Reputation: 45
I'm scraping some HTML that is formatted like this:
<div class="doccontent">
<h3> Section Title 1 </h3>
<div class="line"> My first line </div>
<div class="line> My second line </div>
<div class="linenumber"> text i don't need </div>
<h3> Section Title 2 </h3>
<div class="line"> My third line </div>
<div class="chapter">Chapter four</div>
<div class="line> My fourth line </div>
</div>
I only want to capture the h3 and class="line" text. I tried two ways.

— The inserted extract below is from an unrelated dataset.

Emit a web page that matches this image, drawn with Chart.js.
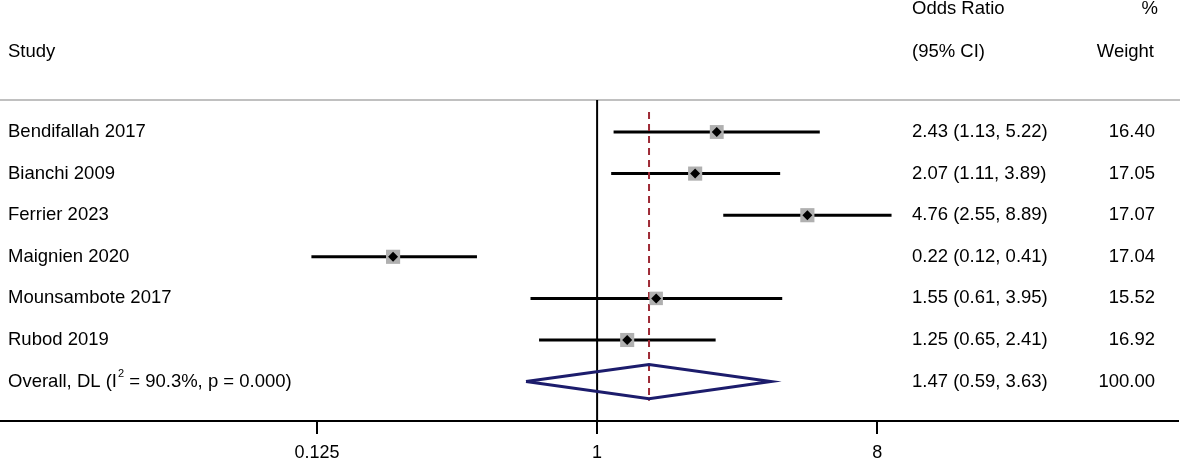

The first:
for lines in full_text:
for booktitle in lines.find("h3"):
linesArr.append(booktitle)
for line in lines.find_all(class_='line'):
linesArr.append(line)
This appends all booktitles to the beginning of the list, then starts working on the lines.
The second:
for lines in full_text:
for line in lines.find_all(['h3', class_="line"]):
linesArr.append(line)
The second seems more promising to me, but there is a syntax error.The BS4 documentation doesn't cover how to search for a list of tags and classes. Any help with be appreciated.
Upvotes: 1
Views: 96
Reputation: 84465
As mentioned in comments you can use css Or syntax to specify multiple css selectors and pass those to select
data = [item.text for item in soup.select("h3 , .line")]
Upvotes: 2